Landwind scheiterte am Crashtest

Vor Borgward sind schon etliche chinesische Autobauer beim Versuch gescheitert, in Deutschland Fuß zu fassen. So scheiterte der Geländewagenbauer Landwind in den neunziger Jahren nach katastrophalen Ergebnisse in einem Crashtest. Der BMW-Partner Brilliance musste wieder den Rückzug antreten, weil seine Limousinen einfach nicht bei den Kunden ankamen. Treibt Tüting bisweilen nicht ebenso die Sorge um, dass Chery das gleiche Schicksal ereilen könnte?

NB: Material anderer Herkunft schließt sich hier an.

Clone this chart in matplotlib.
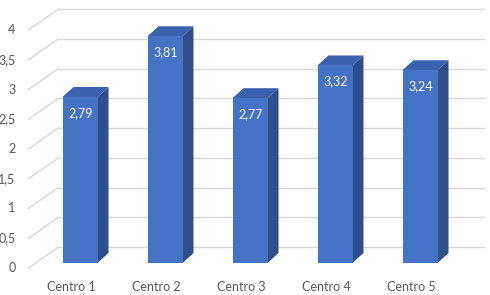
import matplotlib
matplotlib.use("Agg")
import matplotlib.pyplot as plt
import numpy as np

categories = ["Centro 1", "Centro 2", "Centro 3", "Centro 4", "Centro 5"]
values = [2.79, 3.81, 2.77, 3.32, 3.24]
ticks = [0, 0.5, 1, 1.5, 2, 2.5, 3, 3.5, 4]

W, H = 490, 295
fig = plt.figure(figsize=(W / 100, H / 100), dpi=100)
# axes = plane of the bar fronts
ax_l, ax_b, ax_w, ax_h = 37.5, 32, 425, 238
ax = fig.add_axes([ax_l / W, ax_b / H, ax_w / W, ax_h / H])
ax.set_xlim(-0.5, 4.5)
ax.set_ylim(0, 4)
ax.axis("off")

px_x = ax_w / 5.0   # pixels per x unit
px_y = ax_h / 4.0   # pixels per y unit

# depth offsets (pixels -> data units)
bar_dx, bar_dy = 11 / px_x, 10 / px_y      # bar thickness
back_dx, back_dy = 21 / px_x, 16 / px_y    # back wall
lab_dx, lab_dy = -9 / px_x, -5 / px_y      # label plane

front_col = "#4472C4"
side_col = "#2F4E8C"
top_col = "#3A62AE"
grid_col = "#D9D9D9"
text_col = "#595959"
font = "Lato"

# back wall gridlines + floor/side diagonals
for t in ticks:
    ax.plot([-0.5 + back_dx, 4.5 + back_dx], [t + back_dy, t + back_dy],
            color=grid_col, lw=1, clip_on=False, zorder=1)
    ax.plot([-0.5 + lab_dx, -0.5 + back_dx], [t + lab_dy, t + back_dy],
            color=grid_col, lw=1, clip_on=False, zorder=1)
    ax.text(-0.5 + lab_dx - 13 / px_x, t + lab_dy, ("%g" % t).replace(".", ","),
            ha="right", va="center", fontsize=9, color=text_col,
            family=font, clip_on=False)

x = np.arange(len(categories))
bw = 35 / px_x
ax.bar(x, values, width=bw, color=front_col, zorder=5)
for xi, v in zip(x, values):
    r = xi + bw / 2
    l = xi - bw / 2
    # side face
    ax.fill([r, r + bar_dx, r + bar_dx, r], [0, bar_dy, v + bar_dy, v],
            color=side_col, zorder=4, lw=0)
    # top face
    ax.fill([l, l + bar_dx, r + bar_dx, r], [v, v + bar_dy, v + bar_dy, v],
            color=top_col, zorder=4, lw=0)
    ax.text(xi + 1 / px_x, v - 16 / px_y, ("%.2f" % v).replace(".", ","),
            ha="center", va="center", fontsize=9, color="white",
            family=font, zorder=6)
    ax.text(xi + lab_dx, -24 / px_y, categories[xi], ha="center", va="center",
            fontsize=9, color=text_col, family=font, clip_on=False)

fig.savefig("out.png", dpi=100)
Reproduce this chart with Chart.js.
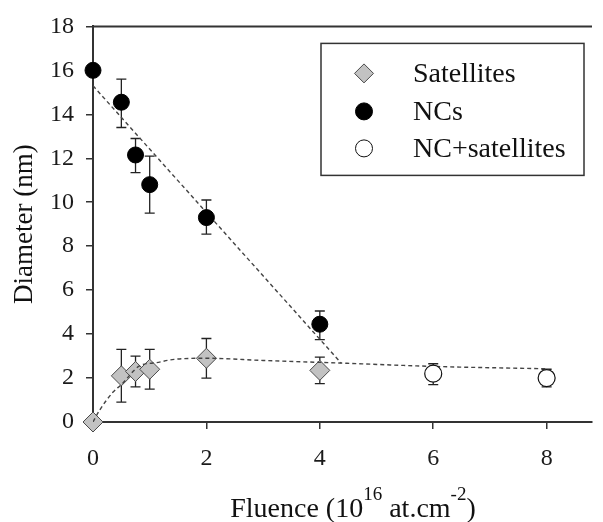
<!DOCTYPE html>
<html lang="en">
<head>
<meta charset="UTF-8" />
<title>Diameter vs fluence</title>
<script src="https://cdn.jsdelivr.net/npm/chart.js"></script>
<style>
  html, body { margin: 0; padding: 0; background: #fff; }
  #wrap { width: 603px; height: 522px; }
</style>
</head>
<body>
<div id="wrap"><canvas id="chart" width="603" height="522"></canvas></div>
<script>
// measured points (fluence in 1e16 at/cm2, diameter in nm)
const satX = [0, 0.5, 0.75, 1, 2, 4];
const satY = [0, 2.1, 2.3, 2.4, 2.9, 2.35];
const satLow = [0, 0.9, 1.6, 1.5, 2.0, 1.75];
const satHigh = [0, 3.3, 3.0, 3.3, 3.8, 2.95];

const ncX = [0, 0.5, 0.75, 1, 2, 4];
const ncY = [16.0, 14.55, 12.15, 10.8, 9.3, 4.45];
const ncLow = [16.0, 13.4, 11.35, 9.5, 8.55, 3.75];
const ncHigh = [16.0, 15.6, 12.9, 12.1, 10.1, 5.05];

const mixX = [6, 8];
const mixY = [2.2, 2.0];
const mixLow = [1.7, 1.6];
const mixHigh = [2.65, 2.4];

// dashed guide lines
const ncFitX = [0, 4.38];
const ncFitY = [15.3, 2.67];
const satFitX = [0, 0.12, 0.35, 0.5, 0.82, 1.12, 1.43, 2, 3, 4.38, 6, 8];
const satFitY = [0, 0.55, 1.35, 1.7, 2.55, 2.7, 2.85, 2.9, 2.8, 2.68, 2.53, 2.42];

const legendLabels = ["Satellites", "NCs", "NC+satellites"];

const FONT = "'Liberation Serif', 'Times New Roman', serif";
const AXIS = "#333";

const pts = (xs, ys) => xs.map((v, i) => ({ x: v, y: ys[i] }));

const errorBars = {
  id: "errorBars",
  beforeDatasetsDraw(chart) {
    const { ctx, scales: { x, y } } = chart;
    ctx.save();
    ctx.strokeStyle = "#222";
    ctx.lineWidth = 1.3;
    [[satX, satLow, satHigh], [ncX, ncLow, ncHigh], [mixX, mixLow, mixHigh]].forEach(([xs, lo, hi]) => {
      xs.forEach((v, i) => {
        if (lo[i] === hi[i]) return;
        const px = x.getPixelForValue(v);
        const y1 = y.getPixelForValue(lo[i]);
        const y2 = y.getPixelForValue(hi[i]);
        ctx.beginPath();
        ctx.moveTo(px, y1); ctx.lineTo(px, y2);
        ctx.moveTo(px - 5, y1); ctx.lineTo(px + 5, y1);
        ctx.moveTo(px - 5, y2); ctx.lineTo(px + 5, y2);
        ctx.stroke();
      });
    });
    ctx.restore();
  }
};

const decorations = {
  id: "decorations",
  afterDraw(chart) {
    const { ctx, chartArea: a } = chart;
    ctx.save();
    // top frame line
    ctx.strokeStyle = AXIS;
    ctx.lineWidth = 2;
    ctx.beginPath();
    ctx.moveTo(a.left, a.top);
    ctx.lineTo(a.right, a.top);
    ctx.stroke();

    // legend box
    const bx = a.left + 228, by = a.top + 17, bw = 263, bh = 132;
    ctx.lineWidth = 1.5;
    ctx.strokeStyle = "#333";
    ctx.strokeRect(bx, by, bw, bh);
    const rows = [by + 30, by + 68, by + 105];
    const ds = chart.data.datasets;
    [0, 1, 2].forEach(i => {
      const d = ds[i];
      ctx.fillStyle = d.pointBackgroundColor;
      ctx.strokeStyle = d.pointBorderColor;
      ctx.lineWidth = 1;
      Chart.helpers.drawPoint(ctx, {
        pointStyle: d.pointStyle,
        radius: i === 0 ? 9.5 : 8.5,
        borderWidth: 1,
        rotation: 0
      }, bx + 43, rows[i]);
      ctx.fillStyle = "#111";
      ctx.font = "28px " + FONT;
      ctx.textBaseline = "middle";
      ctx.textAlign = "left";
      ctx.fillText(legendLabels[i], bx + 92, rows[i] + 1);
    });

    // x-axis title with superscripts
    const parts = [
      ["Fluence (10", 28, 0],
      ["16", 19, -17],
      [" at.cm", 28, 0],
      ["-2", 19, -17],
      [")", 28, 0]
    ];
    let total = 0;
    parts.forEach(p => { ctx.font = p[1] + "px " + FONT; total += ctx.measureText(p[0]).width; });
    let cx = 353 - total / 2;
    const base = chart.height - 5;
    ctx.fillStyle = "#111";
    ctx.textBaseline = "alphabetic";
    parts.forEach(p => {
      ctx.font = p[1] + "px " + FONT;
      ctx.fillText(p[0], cx, base + p[2]);
      cx += ctx.measureText(p[0]).width;
    });
    ctx.restore();
  }
};

new Chart(document.getElementById("chart"), {
  type: "scatter",
  data: {
    datasets: [
      {
        label: legendLabels[0],
        data: pts(satX, satY),
        pointStyle: "rectRot",
        pointRadius: 10,
        pointBackgroundColor: "#c2c2c2",
        pointBorderColor: "#4a4a4a",
        pointBorderWidth: 1,
        order: 3,
        clip: false
      },
      {
        label: legendLabels[1],
        data: pts(ncX, ncY),
        pointStyle: "circle",
        pointRadius: 8,
        pointBackgroundColor: "#000",
        pointBorderColor: "#000",
        pointBorderWidth: 1,
        order: 0,
        clip: false
      },
      {
        label: legendLabels[2],
        data: pts(mixX, mixY),
        pointStyle: "circle",
        pointRadius: 8.5,
        pointBackgroundColor: "#fff",
        pointBorderColor: "#111",
        pointBorderWidth: 1.2,
        order: 0,
        clip: false
      },
      {
        label: "NC fit",
        type: "line",
        data: pts(ncFitX, ncFitY),
        borderColor: "#444",
        borderWidth: 1.4,
        borderDash: [4, 3],
        pointRadius: 0,
        fill: false,
        order: 2
      },
      {
        label: "Satellite fit",
        type: "line",
        data: pts(satFitX, satFitY),
        borderColor: "#444",
        borderWidth: 1.4,
        borderDash: [4, 3],
        pointRadius: 0,
        cubicInterpolationMode: "monotone",
        fill: false,
        order: 2
      }
    ]
  },
  options: {
    responsive: false,
    animation: false,
    events: [],
    layout: { padding: { top: 24, right: 0, left: 0, bottom: 0 } },
    plugins: {
      legend: { display: false },
      tooltip: { enabled: false }
    },
    scales: {
      x: {
        type: "linear",
        min: 0,
        max: 8.8,
        afterFit: s => { s.height = 100; },
        ticks: {
          stepSize: 2,
          includeBounds: false,
          font: { family: FONT, size: 24 },
          color: "#1a1a1a",
          padding: 15
        },
        grid: { display: true, drawOnChartArea: false, drawTicks: true, tickLength: 7, color: AXIS, lineWidth: 1.5 },
        border: { display: true, color: AXIS, width: 2 }
      },
      y: {
        min: 0,
        max: 18,
        afterFit: s => { s.width = 93; },
        ticks: {
          stepSize: 2,
          font: { family: FONT, size: 24 },
          color: "#1a1a1a",
          padding: 12
        },
        title: {
          display: true,
          text: "Diameter (nm)",
          font: { family: FONT, size: 27 },
          color: "#111",
          padding: { top: 9, bottom: 0 }
        },
        grid: { display: true, drawOnChartArea: false, drawTicks: true, tickLength: 7, color: AXIS, lineWidth: 1.5 },
        border: { display: true, color: AXIS, width: 2 }
      }
    }
  },
  plugins: [errorBars, decorations]
});
</script>
</body>
</html>
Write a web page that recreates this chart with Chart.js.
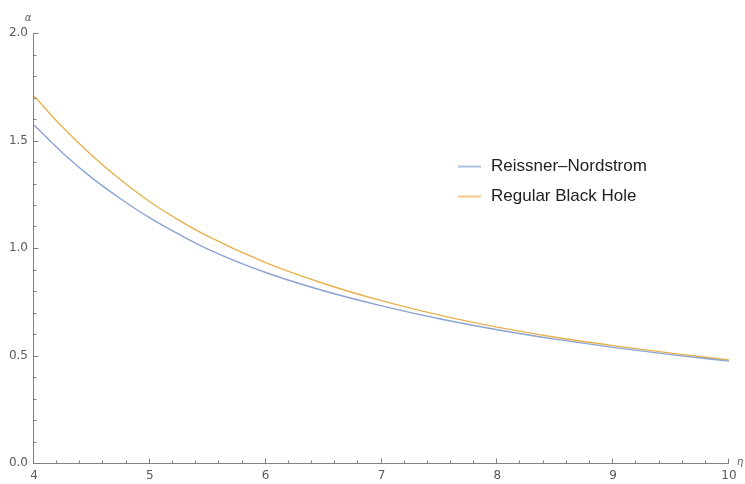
<!DOCTYPE html>
<html>
<head>
<meta charset="utf-8">
<script src="https://cdn.jsdelivr.net/npm/chart.js@4"></script>
<style>
  html, body { margin: 0; padding: 0; background: #fff; }
</style>
</head>
<body>
<canvas id="c" width="745" height="484"></canvas>
<script>
// Impact parameter η and deflection angle α for the two spacetimes
const etaValues = [4.0, 4.25, 4.5, 4.75, 5.0, 5.25, 5.5, 6.0, 6.5, 7.0, 7.5, 8.0, 8.5, 9.0, 9.5, 10.0];
const reissnerNordstrom = [1.572, 1.441, 1.326, 1.228, 1.140, 1.064, 0.995, 0.886, 0.801, 0.731, 0.671, 0.620, 0.576, 0.538, 0.504, 0.474];
const regularBlackHole  = [1.707, 1.560, 1.430, 1.316, 1.215, 1.130, 1.055, 0.932, 0.835, 0.755, 0.688, 0.632, 0.585, 0.546, 0.511, 0.479];
const seriesNames = ['Reissner\u2013Nordstrom', 'Regular Black Hole'];
const seriesColors = ['#8aa4d2', '#e8b14d'];
const xTickValues = [4, 5, 6, 7, 8, 9, 10];
const yTickValues = [0.0, 0.5, 1.0, 1.5, 2.0];

const toPoints = ys => etaValues.map((x, i) => ({ x, y: ys[i] }));

const AXIS_COLOR = '#808080';
const LABEL_COLOR = '#5a5a5a';

// Axis lines with inward major/minor ticks and the axis symbols
const frameAxes = {
  id: 'frameAxes',
  afterDatasetsDraw(chart) {
    const { ctx, chartArea: a, scales: { x, y } } = chart;
    ctx.save();
    ctx.strokeStyle = AXIS_COLOR;
    ctx.lineWidth = 1;
    const ax = Math.round(a.left) - 0.5;
    const ay = Math.round(a.bottom) + 0.5;
    ctx.beginPath();
    ctx.moveTo(ax, Math.round(a.top));
    ctx.lineTo(ax, ay);
    ctx.lineTo(Math.round(a.right), ay);
    ctx.stroke();
    // y ticks every 0.1, major every 0.5
    for (let k = 0; k <= 20; k++) {
      const py = Math.round(y.getPixelForValue(k / 10)) + 0.5;
      const len = (k % 5 === 0) ? 5 : 3;
      ctx.beginPath();
      ctx.moveTo(ax, py);
      ctx.lineTo(ax + len, py);
      ctx.stroke();
    }
    // x ticks every 0.2, major every 1
    for (let k = 0; k <= 30; k++) {
      const px = Math.round(x.getPixelForValue(4 + k / 5)) - 0.5;
      const len = (k % 5 === 0) ? 5 : 3;
      ctx.beginPath();
      ctx.moveTo(px, ay);
      ctx.lineTo(px, ay - len);
      ctx.stroke();
    }
    ctx.fillStyle = LABEL_COLOR;
    ctx.font = 'italic 10px "DejaVu Sans"';
    ctx.textAlign = 'center';
    ctx.textBaseline = 'middle';
    ctx.fillText('\u03b1', a.left - 6, a.top - 15);
    ctx.textAlign = 'left';
    ctx.fillText('\u03b7', a.right + 8, a.bottom - 1);
    ctx.restore();
  }
};

// Legend drawn inside the plot area
const innerLegend = {
  id: 'innerLegend',
  afterDraw(chart) {
    const { ctx } = chart;
    ctx.save();
    ctx.font = '17px "Liberation Sans", Arial, sans-serif';
    ctx.textBaseline = 'middle';
    ctx.textAlign = 'left';
    chart.data.datasets.forEach((ds, i) => {
      const cy = 166.5 + i * 30;
      ctx.strokeStyle = ds.borderColor;
      ctx.globalAlpha = 0.7;
      ctx.lineWidth = 2;
      ctx.beginPath();
      ctx.moveTo(458, cy);
      ctx.lineTo(481, cy);
      ctx.stroke();
      ctx.globalAlpha = 1;
      ctx.fillStyle = '#222';
      ctx.fillText(ds.label, 491, cy);
    });
    ctx.restore();
  }
};

new Chart(document.getElementById('c'), {
  type: 'line',
  data: {
    datasets: [
      { label: seriesNames[0], data: toPoints(reissnerNordstrom), borderColor: seriesColors[0] },
      { label: seriesNames[1], data: toPoints(regularBlackHole), borderColor: seriesColors[1] }
    ]
  },
  options: {
    responsive: false,
    animation: false,
    layout: { padding: { top: 33, right: 16, left: 0, bottom: 0 } },
    elements: {
      point: { radius: 0 },
      line: { borderWidth: 1.4, cubicInterpolationMode: 'monotone', fill: false }
    },
    plugins: { legend: { display: false }, tooltip: { enabled: false } },
    scales: {
      x: {
        type: 'linear',
        min: 4, max: 10,
        afterFit: s => { s.height = 21; },
        afterBuildTicks: s => { s.ticks = xTickValues.map(v => ({ value: v })); },
        grid: { display: false, drawTicks: false },
        border: { display: false },
        ticks: { color: LABEL_COLOR, font: { family: 'DejaVu Sans', size: 12 }, padding: 6, maxRotation: 0 }
      },
      y: {
        type: 'linear',
        min: 0, max: 2,
        afterFit: s => { s.width = 34; },
        afterBuildTicks: s => { s.ticks = yTickValues.map(v => ({ value: v })); },
        grid: { display: false, drawTicks: false },
        border: { display: false },
        ticks: { color: LABEL_COLOR, font: { family: 'DejaVu Sans', size: 12 }, padding: 6,
                 callback: v => Number(v).toFixed(1) }
      }
    }
  },
  plugins: [frameAxes, innerLegend]
});
</script>
</body>
</html>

Der Europa-Chef zeigt sich selbstsicher. „Das waren Produkte einer anderen Generation von chinesischen Automobilen“, erwidert Tüting und fügt hinzu: „China hat beim Know-how zu den globalen Autokonzernen aufgeschlossen. Das wird natürlich unterstützt durch die Zusammenarbeit mit internationalen Zulieferern.“

Doch womit will Chery in Europa punkten? Niemand wartet hier auf eine weitere Marke. Tüting spricht von einem „sehr jungen Design“, gepaart mit einer Technologie bei digitalen Angeboten, die es sonst eher in der Oberklasse gebe, sowie einem guten Preis-Leistungs-Verhältnis. Die Marke Exeed solle die Technologiemarke von Chery werden. Mit welchen digitalen Angeboten die neue Marke reizen will, lässt der Manager indes offen.

Wie weit Chery hier schon ist, will Tüting am Beispiel eines Gemeinschaftsprojekts mit dem chinesischen Online-Händler Baidu verdeutlichen, das auf einer Autoschau im Heimatland vorgeführt wurde. Dabei konnten Autofahrer aus dem Wagen heraus im Internet einkaufen. Bezahlt wurde per Gesichtserkennung. Doch welche digitale Hightech soll in Deutschland angeboten werden? „Konkret kann ich noch nichts nennen. Dafür ist es noch zu früh“, bittet Tüting um etwas Geduld.